---- INFORMATION SUPPLIED

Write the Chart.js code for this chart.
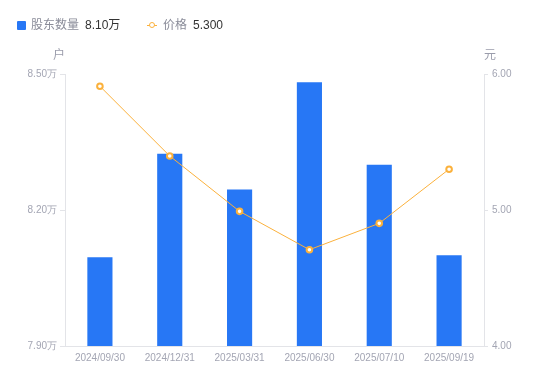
<!DOCTYPE html>
<html>
<head>
<meta charset="utf-8">
<script src="https://cdn.jsdelivr.net/npm/chart.js@4"></script>
<style>
    html, body { margin: 0; padding: 0; background: #fff; }
    #wrap { position: relative; width: 550px; height: 381px; font-family: "Liberation Sans", "Noto Sans CJK SC", sans-serif; }
    #legend { position: absolute; left: 0; top: 0; width: 550px; height: 40px; font-size: 12px; }
    .item { position: absolute; top: 17px; line-height: 16px; white-space: nowrap; }
    .lbl { color: #8a8c99; }
    .val { color: #333; margin-left: 6px; }
    .sq { display: inline-block; width: 9px; height: 9px; background: #2777f5; border-radius: 1px; vertical-align: -1px; margin-right: 5px; }
    .ln { display: inline-block; position: relative; width: 10px; height: 16px; vertical-align: top; margin-right: 6px; }
    .ln::before { content: ""; position: absolute; left: 0; right: 0; top: 8px; height: 1px; background: #fbb13c; }
    .ln::after { content: ""; position: absolute; left: 2px; top: 5px; width: 4px; height: 4px; border: 1.5px solid #fbb13c; border-radius: 50%; background: #fff; }
    canvas { position: absolute; left: 0; top: 0; }
</style>
</head>
<body>
<div id="wrap">
    <canvas id="chart" width="550" height="381"></canvas>
    <div id="legend">
        <div class="item" style="left:17px"><span class="sq"></span><span class="lbl">股东数量</span><span class="val">8.10万</span></div>
        <div class="item" style="left:147px"><span class="ln"></span><span class="lbl">价格</span><span class="val">5.300</span></div>
    </div>
</div>
<script>
// ---------------------------
// Data
// ---------------------------
const dates = ["2024/09/30", "2024/12/31", "2025/03/31", "2025/06/30", "2025/07/10", "2025/09/19"];
const holders = [8.096, 8.324, 8.245, 8.482, 8.300, 8.100];   // 万户
const prices = [5.910, 5.397, 4.990, 4.708, 4.902, 5.300];    // 元
const holderTicks = [7.90, 8.20, 8.50];
const priceTicks = [4.00, 5.00, 6.00];

const BLUE = "#2777f5";
const ORANGE = "#fbb13c";
const GREY = "#a3a5b3";
const AXIS = "#e3e4e8";

// unit labels above the two y axes
const unitLabels = {
    id: "unitLabels",
    afterDraw(chart) {
        const ctx = chart.ctx;
        const a = chart.chartArea;
        ctx.save();
        ctx.font = '12px "Liberation Sans", "Noto Sans CJK SC", sans-serif';
        ctx.fillStyle = "#9a9cab";
        ctx.textAlign = "center";
        ctx.textBaseline = "middle";
        ctx.fillText("户", a.left - 6, 56);
        ctx.fillText("元", a.right + 6, 56);
        ctx.restore();
    }
};

new Chart(document.getElementById("chart"), {
    type: "bar",
    data: {
        labels: dates,
        datasets: [
            {
                type: "line",
                label: "价格",
                data: prices,
                yAxisID: "y1",
                borderColor: ORANGE,
                borderWidth: 1,
                pointRadius: 2.8,
                pointBorderWidth: 2,
                pointBackgroundColor: "#fff",
                pointBorderColor: ORANGE,
                tension: 0,
                order: 0
            },
            {
                label: "股东数量",
                data: holders,
                yAxisID: "y",
                backgroundColor: BLUE,
                borderWidth: 0,
                categoryPercentage: 1,
                barPercentage: 0.36,
                order: 1
            }
        ]
    },
    options: {
        responsive: false,
        animation: false,
        layout: { padding: { top: 74, bottom: 0, left: 0, right: 0 } },
        plugins: { legend: { display: false }, tooltip: { enabled: false } },
        scales: {
            x: {
                grid: { display: false, drawTicks: false, tickLength: 0 },
                border: { display: true, color: AXIS },
                ticks: { color: GREY, font: { size: 10 }, padding: 6, maxRotation: 0 },
                afterFit: s => { s.height = 35; }
            },
            y: {
                position: "left",
                min: 7.9,
                max: 8.5,
                afterBuildTicks: s => { s.ticks = holderTicks.map(v => ({ value: v })); },
                grid: { drawOnChartArea: false, tickLength: 5, color: AXIS },
                border: { color: AXIS },
                ticks: { color: GREY, font: { size: 10 }, padding: 3, callback: v => v.toFixed(2) + "万" },
                afterFit: s => { s.width = 65; }
            },
            y1: {
                position: "right",
                min: 4,
                max: 6,
                afterBuildTicks: s => { s.ticks = priceTicks.map(v => ({ value: v })); },
                grid: { drawOnChartArea: false, tickLength: 4, color: AXIS },
                border: { color: AXIS },
                ticks: { color: GREY, font: { size: 10 }, padding: 4, callback: v => v.toFixed(2) },
                afterFit: s => { s.width = 66; }
            }
        }
    },
    plugins: [unitLabels]
});
</script>
</body>
</html>
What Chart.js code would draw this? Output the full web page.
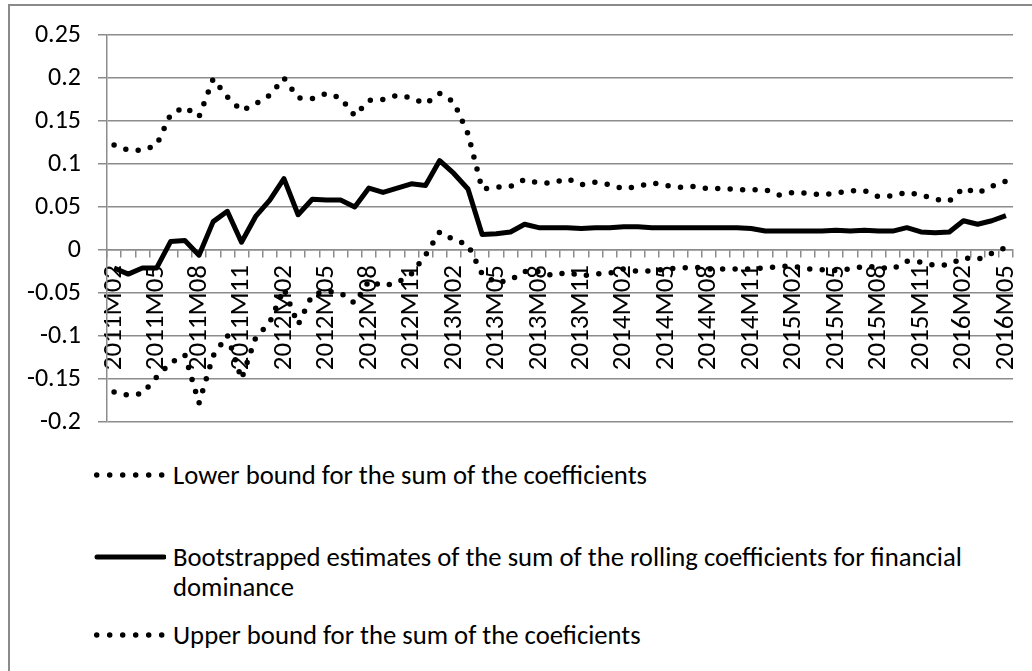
<!DOCTYPE html>
<html>
<head>
<meta charset="utf-8">
<script src="https://cdn.jsdelivr.net/npm/chart.js@4.4.1/dist/chart.umd.min.js"></script>
<style>
  html, body { margin: 0; padding: 0; background: #fff; }
  body { width: 1032px; height: 671px; overflow: hidden; position: relative; font-family: Carlito, Calibri, Lato, sans-serif; }
  #marco { position: absolute; left: 8px; top: 4px; width: 1060px; height: 720px; border: 2px solid #8a8a8a; box-sizing: border-box; }
  #caja { position: absolute; left: 0; top: 0; width: 1032px; height: 440px; }
  .item { position: absolute; left: 94px; display: flex; align-items: flex-start; }
  .item svg { margin-top: 9px; flex: none; }
  .item span { margin-left: 7px; width: 830px; font-size: 26.7px; line-height: 30px; color: #000; }
</style>
</head>
<body>
<div id="marco"></div>
<div id="caja"><canvas id="grafico" width="1032" height="440"></canvas></div>
<div id="leyenda"></div>
<script>
// Meses (eje horizontal)
const meses = [
  '2011M02','2011M03','2011M04','2011M05','2011M06','2011M07','2011M08','2011M09','2011M10','2011M11','2011M12',
  '2012M01','2012M02','2012M03','2012M04','2012M05','2012M06','2012M07','2012M08','2012M09','2012M10','2012M11','2012M12',
  '2013M01','2013M02','2013M03','2013M04','2013M05','2013M06','2013M07','2013M08','2013M09','2013M10','2013M11','2013M12',
  '2014M01','2014M02','2014M03','2014M04','2014M05','2014M06','2014M07','2014M08','2014M09','2014M10','2014M11','2014M12',
  '2015M01','2015M02','2015M03','2015M04','2015M05','2015M06','2015M07','2015M08','2015M09','2015M10','2015M11','2015M12',
  '2016M01','2016M02','2016M03','2016M04','2016M05'
];

// Limite inferior
const limiteInferior = [
  -0.165, -0.169, -0.167, -0.148, -0.131, -0.122, -0.178, -0.123, -0.099, -0.150,
  -0.102, -0.084, -0.045, -0.087, -0.052, -0.048, -0.050, -0.062, -0.036, -0.042,
  -0.038, -0.028, -0.006, 0.021, 0.012, 0.006, -0.028, -0.038, -0.035, -0.025,
  -0.025, -0.030, -0.026, -0.030, -0.028, -0.027, -0.022, -0.025, -0.024, -0.022,
  -0.021, -0.020, -0.022, -0.022, -0.022, -0.022, -0.021, -0.019, -0.019, -0.022,
  -0.023, -0.024, -0.022, -0.019, -0.020, -0.022, -0.013, -0.014, -0.018, -0.017,
  -0.009, -0.011, -0.004, 0.003
];

// Estimacion bootstrap (linea continua)
const estimacion = [
  -0.021, -0.028, -0.021, -0.021, 0.010, 0.011, -0.006, 0.033, 0.045, 0.009,
  0.039, 0.058, 0.083, 0.041, 0.059, 0.058, 0.058, 0.050, 0.072, 0.067,
  0.072, 0.077, 0.075, 0.104, 0.089, 0.071, 0.018, 0.019, 0.021, 0.030,
  0.026, 0.026, 0.026, 0.025, 0.026, 0.026, 0.027, 0.027, 0.026, 0.026,
  0.026, 0.026, 0.026, 0.026, 0.026, 0.025, 0.022, 0.022, 0.022, 0.022,
  0.022, 0.023, 0.022, 0.023, 0.022, 0.022, 0.026, 0.021, 0.020, 0.021,
  0.034, 0.030, 0.034, 0.040
];

// Limite superior
const limiteSuperior = [
  0.122, 0.116, 0.116, 0.122, 0.158, 0.166, 0.155, 0.199, 0.178, 0.162,
  0.170, 0.180, 0.200, 0.177, 0.176, 0.182, 0.177, 0.156, 0.174, 0.175,
  0.180, 0.177, 0.170, 0.182, 0.172, 0.135, 0.071, 0.073, 0.074, 0.082,
  0.078, 0.078, 0.083, 0.076, 0.079, 0.076, 0.071, 0.074, 0.078, 0.075,
  0.073, 0.074, 0.071, 0.072, 0.070, 0.070, 0.070, 0.064, 0.067, 0.066,
  0.064, 0.066, 0.069, 0.069, 0.062, 0.063, 0.067, 0.064, 0.059, 0.057,
  0.072, 0.066, 0.074, 0.080
];

const nombres = [
  'Lower bound for the sum of the coefficients',
  'Bootstrapped estimates of the sum of the rolling coefficients for financial dominance',
  'Upper bound for the sum of the coeficients'
];

const fuente = 'Carlito, Calibri, Lato, sans-serif';
const gris = '#8c8c8c';
const punteado = [0, 12.5];

let grafico = document.getElementById('grafico').getContext('2d');

let diagrama = new Chart(grafico, {
  type: 'line',
  data: {
    labels: meses,
    datasets: [
      { label: nombres[0], data: limiteInferior, borderColor: '#000', borderWidth: 5.5, borderDash: punteado, borderCapStyle: 'round' },
      { label: nombres[1], data: estimacion, borderColor: '#000', borderWidth: 5, borderJoinStyle: 'round' },
      { label: nombres[2], data: limiteSuperior, borderColor: '#000', borderWidth: 5.5, borderDash: punteado, borderCapStyle: 'round' }
    ]
  },
  options: {
    responsive: false,
    animation: false,
    devicePixelRatio: 1,
    layout: { padding: { left: 0, right: 19, top: 35, bottom: 18 } },
    elements: { point: { radius: 0 }, line: { tension: 0 } },
    plugins: { legend: { display: false }, tooltip: { enabled: false } },
    scales: {
      x: {
        position: { y: 0 },
        offset: true,
        // las etiquetas giradas no deben comerse el margen derecho
        afterFit: (escala) => { escala.paddingLeft = 0; escala.paddingRight = 0; },
        grid: { drawOnChartArea: false, offset: true, tickLength: 7, color: gris, lineWidth: 1.5 },
        border: { color: gris, width: 1.5 },
        ticks: {
          autoSkip: false, minRotation: 90, maxRotation: 90, padding: 8,
          color: '#000', font: { family: fuente, size: 27 },
          callback: (v, i) => (i % 3 === 0 ? meses[i] : '')
        }
      },
      y: {
        min: -0.2,
        max: 0.25,
        afterFit: (escala) => { escala.width = 107; escala.paddingTop = 0; escala.paddingBottom = 0; },
        grid: { color: gris, lineWidth: 1.5, tickLength: 9 },
        border: { color: gris, width: 1.5 },
        ticks: {
          stepSize: 0.05, padding: 17, color: '#000', font: { family: fuente, size: 26 },
          callback: (v) => String(Number(v.toFixed(2)))
        }
      }
    }
  }
});

// Leyenda en HTML (para que el texto largo pueda partirse en dos lineas)
const posLeyenda = [460, 542, 620];
const leyenda = document.getElementById('leyenda');
diagrama.data.datasets.forEach((ds, i) => {
  const item = document.createElement('div');
  item.className = 'item';
  item.style.top = posLeyenda[i] + 'px';
  const dash = ds.borderDash ? 'stroke-dasharray="0 13"' : '';
  const x1 = ds.borderDash ? 2.7 : 3;
  const x2 = ds.borderDash ? 68 : 70;
  item.innerHTML = '<svg width="72" height="12"><line x1="' + x1 + '" y1="6" x2="' + x2 + '" y2="6" stroke="#000" stroke-width="' +
    ds.borderWidth + '" stroke-linecap="round" ' + dash + '/></svg><span></span>';
  item.querySelector('span').textContent = ds.label;
  leyenda.appendChild(item);
});
</script>
</body>
</html>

--------

TASK BRIEF:
Scan the material above for the string "code" and report each line where you find it.

RESULT OF THIS TASK:
Write the Chart.js code for this chart.
What Chart.js code would draw this? Output the full web page.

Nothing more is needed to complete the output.